Apaixonado por fotografia e por contar histórias, o protagonista acaba vendendo seus artigos em suas idas para Lagoa Bela. Quanto mais ele conhece as pessoas da região, mais tem dificuldades em entender por que os pais foram embora dali e por que perderam contato com Vicente. Embora Israel acabe se aproximando cada vez mais de Vicente, o homem e sua mãe continuam com receio de tocar no passado. A teimosia de Israel nem sempre o ajuda com os resultados que precisa, mas acaba movimentando a trama e ao mesmo tempo nos lembrando que nem tudo está sob nosso controle, independente do quanto queremos evitar.
“O céu estrelado enchia meus olhos. Vi a silhueta escura dos morros e da vegetação próxima da casa. A beleza do lugar me conquistava aos poucos e me questionava o que meu pai buscara longe dali. Tudo bem que a paixão estivesse tomando conta, mas sabia que depois da morte da mãe nunca mais retornara. Morrera longe daquele lugar. Longe do único irmão”.

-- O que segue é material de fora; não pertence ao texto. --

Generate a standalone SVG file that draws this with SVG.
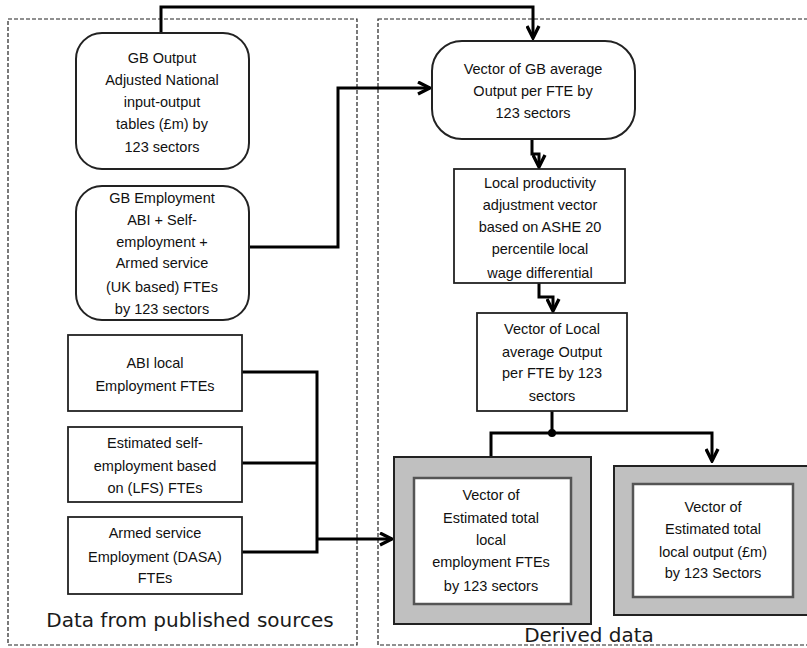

Ao passar cada vez mais tempo em Lagoa Bela, os amigos e a família ficam preocupados com Israel. O rapaz está determinado a fazer o que é preciso para reunir mais informações sobre o seu pai, antes de voltar para Porto Alegre. O ritmo do campo, os trabalhos braçais, o silêncio, o contato com a natureza e uma inesperada amizade fazem com que o jovem se sinta cada vez mais conectado com a casa que pertencera a sua avó, nos levando a revelações e reviravoltas inquietantes e nos fazendo compreender mais sobre a teia que une os personagens.
A autora nos proporciona um verdadeiro passeio. Tal qual Israel que viaja em busca de si mesmo, é difícil não encontrar paralelos com nossas próprias histórias e não desejarmos nos perder nas páginas da história, só para nos encontrarmos – uma das magias da literatura. Evelyn retrata com sensibilidade a questão da autodescoberta e autoaceitação, mostrando que dos preconceitos dificilmente podem vir coisas positivas. Os cenários bucólicos, os estados emocionais e a maneira que as histórias dos personagens estão entrelaçadas, tudo é relatado de forma tão verossímil, que Israel, Vicente e os demais personagens parecem pessoas vivas, não criaturas de papeis, e não é tão difícil se imaginar percorrendo aquelas trilhas de silêncio.
“... entendia, contudo, que o complemento de sua alma cansada estava longe ainda de existir, e se existisse, longe de acontecer. Não havia em Lagoa Bela alguém capaz de fazê-lo completo, de desenterrar de dentro dele o sentimento que outro sentira”.
Evelyn Postali escreveu uma história marcada por dramas e delicadezas. Somos guiados por nossas ações ou pelos nossos destinos? Em Trilhas de Silêncio, percebemos a força das linhas, do sangue e das emoções. Me senti na pele de Israel, de Vicente e senti aquela deliciosa catarse após concluir a leitura – como quando nos sentimos transformados ao chegar em casa, após voltar de uma longa viagem com a qual não só nos divertimos, como aprendemos mais do que imaginávamos e pudemos vivenciar outras experiências e realidades.